>> Begin Data lines

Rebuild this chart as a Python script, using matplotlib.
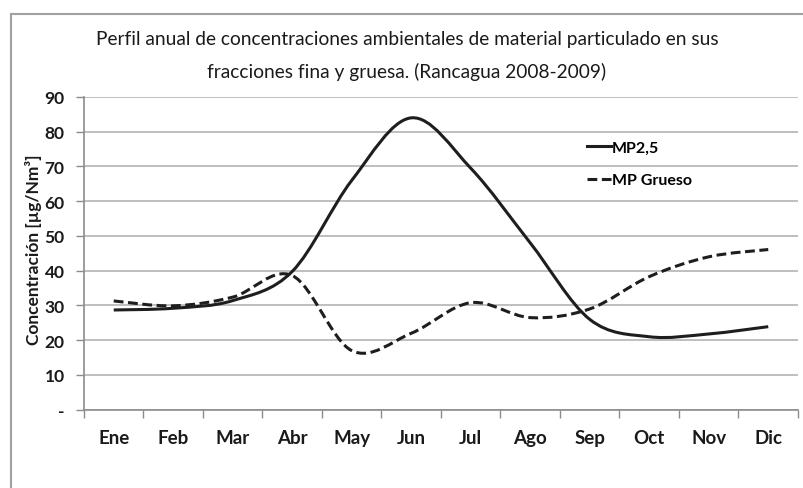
import numpy as np
import matplotlib
matplotlib.use("Agg")
import matplotlib.pyplot as plt
from matplotlib.path import Path
from matplotlib.patches import PathPatch
from matplotlib.lines import Line2D

plt.rcParams["font.family"] = ["Lato", "DejaVu Sans"]

meses = ["Ene", "Feb", "Mar", "Abr", "May", "Jun", "Jul", "Ago", "Sep", "Oct", "Nov", "Dic"]
mp25 = [28.7, 29.2, 31.4, 39.8, 66.0, 84.0, 69.5, 48.0, 26.0, 21.0, 21.8, 23.9]
mp_grueso = [31.3, 29.9, 32.4, 38.6, 17.0, 22.0, 30.8, 26.5, 29.0, 38.3, 44.0, 46.1]

y_ticks = [0, 10, 20, 30, 40, 50, 60, 70, 80, 90]
y_tick_labels = ["-", "10", "20", "30", "40", "50", "60", "70", "80", "90"]

GRIS_EJE = "#8c8c8c"
GRIS_GRID = "#b4b4b4"
NEGRO = "#1e1e1e"
TEXTO = "#1a1a1a"
LW = 2.2
DASH = (0, (3.2, 1.5))


def curva_suave(x, y):
    # Bezier tipo "línea suavizada" de Excel (Catmull-Rom, factor 1/6)
    x = np.asarray(x, float)
    y = np.asarray(y, float)
    n = len(x)
    verts = [(x[0], y[0])]
    codes = [Path.MOVETO]
    for i in range(n - 1):
        i0 = max(i - 1, 0)
        i3 = min(i + 2, n - 1)
        c1 = (x[i] + (x[i + 1] - x[i0]) / 6.0, y[i] + (y[i + 1] - y[i0]) / 6.0)
        c2 = (x[i + 1] - (x[i3] - x[i]) / 6.0, y[i + 1] - (y[i3] - y[i]) / 6.0)
        verts += [c1, c2, (x[i + 1], y[i + 1])]
        codes += [Path.CURVE4] * 3
    return Path(verts, codes)


fig = plt.figure(figsize=(8.04, 4.89), dpi=100)
ax = fig.add_axes([84 / 804, 1 - 410.7 / 489, (798 - 84) / 804, (410.7 - 98) / 489])

xs = np.arange(len(meses))

ax.add_patch(PathPatch(curva_suave(xs, mp25), fill=False, edgecolor=NEGRO,
                       lw=LW, capstyle="butt", zorder=3))
ax.add_patch(PathPatch(curva_suave(xs, mp_grueso), fill=False, edgecolor=NEGRO,
                       lw=LW, linestyle=DASH, capstyle="butt", zorder=3))

ax.set_xlim(-0.5, len(meses) - 0.5)
ax.set_ylim(0, 90)

ax.set_yticks(y_ticks)
ax.set_yticklabels(y_tick_labels)
ax.set_xticks(xs)
ax.set_xticklabels(meses)
ax.set_xticks(np.arange(len(meses) + 1) - 0.5, minor=True)

ax.tick_params(axis="x", which="major", length=0, pad=14, labelsize=13.5)
ax.tick_params(axis="x", which="minor", length=6, width=1, color=GRIS_EJE, direction="out")
ax.tick_params(axis="y", length=6, width=1, color=GRIS_EJE, direction="out",
               pad=8, labelsize=12.5)
for lab in ax.get_xticklabels() + ax.get_yticklabels():
    lab.set_fontweight("bold")
    lab.set_color(TEXTO)

ax.grid(axis="y", color=GRIS_GRID, lw=1.2)
ax.set_axisbelow(True)
for lado in ["top", "right"]:
    ax.spines[lado].set_visible(False)
for lado in ["left", "bottom"]:
    ax.spines[lado].set_color(GRIS_EJE)
    ax.spines[lado].set_linewidth(1.2)

fig.text(34 / 804, 1 - 250 / 489, "Concentración [µg/Nm³]", rotation=90,
         ha="center", va="center", fontsize=12.5, fontweight="bold", color=TEXTO)

handles = [Line2D([], [], color=NEGRO, lw=LW),
           Line2D([], [], color=NEGRO, lw=LW, linestyle=DASH)]
ax.legend(handles, ["MP2,5", "MP Grueso"], loc="upper left",
          bbox_to_anchor=(573 / 804, 1 - 127 / 489), bbox_transform=fig.transFigure,
          frameon=False, handlelength=1.5, handletextpad=0.05, labelspacing=1.15,
          prop={"weight": "bold", "size": 11.5})

fig.text(407 / 804, 1 - 40 / 489,
         "Perfil anual de concentraciones ambientales de material particulado en sus",
         ha="center", va="center", fontsize=13.8, color=TEXTO)
fig.text(407 / 804, 1 - 72 / 489,
         "fracciones fina y gruesa. (Rancagua 2008-2009)",
         ha="center", va="center", fontsize=13.8, color=TEXTO)

# marco exterior del gráfico
fig.add_artist(Line2D([11.5 / 804, 11.5 / 804], [0, 1 - 15 / 489],
                      transform=fig.transFigure, color="#a0a0a0", lw=1.5))
fig.add_artist(Line2D([11.5 / 804, 1], [1 - 15 / 489, 1 - 15 / 489],
                      transform=fig.transFigure, color="#a0a0a0", lw=1.5))

fig.savefig("out.png", dpi=100)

>> End Data lines

- Exercise brief -
Write out exactly the opening lines of the data, stopping after the line that holds "DASH = (0, (3.2, 1.5))". Exclude pictures.

- Solved exercise -
Rebuild this chart as a Python script, using matplotlib.
import numpy as np
import matplotlib
matplotlib.use("Agg")
import matplotlib.pyplot as plt
from matplotlib.path import Path
from matplotlib.patches import PathPatch
from matplotlib.lines import Line2D

plt.rcParams["font.family"] = ["Lato", "DejaVu Sans"]

meses = ["Ene", "Feb", "Mar", "Abr", "May", "Jun", "Jul", "Ago", "Sep", "Oct", "Nov", "Dic"]
mp25 = [28.7, 29.2, 31.4, 39.8, 66.0, 84.0, 69.5, 48.0, 26.0, 21.0, 21.8, 23.9]
mp_grueso = [31.3, 29.9, 32.4, 38.6, 17.0, 22.0, 30.8, 26.5, 29.0, 38.3, 44.0, 46.1]

y_ticks = [0, 10, 20, 30, 40, 50, 60, 70, 80, 90]
y_tick_labels = ["-", "10", "20", "30", "40", "50", "60", "70", "80", "90"]

GRIS_EJE = "#8c8c8c"
GRIS_GRID = "#b4b4b4"
NEGRO = "#1e1e1e"
TEXTO = "#1a1a1a"
LW = 2.2
DASH = (0, (3.2, 1.5))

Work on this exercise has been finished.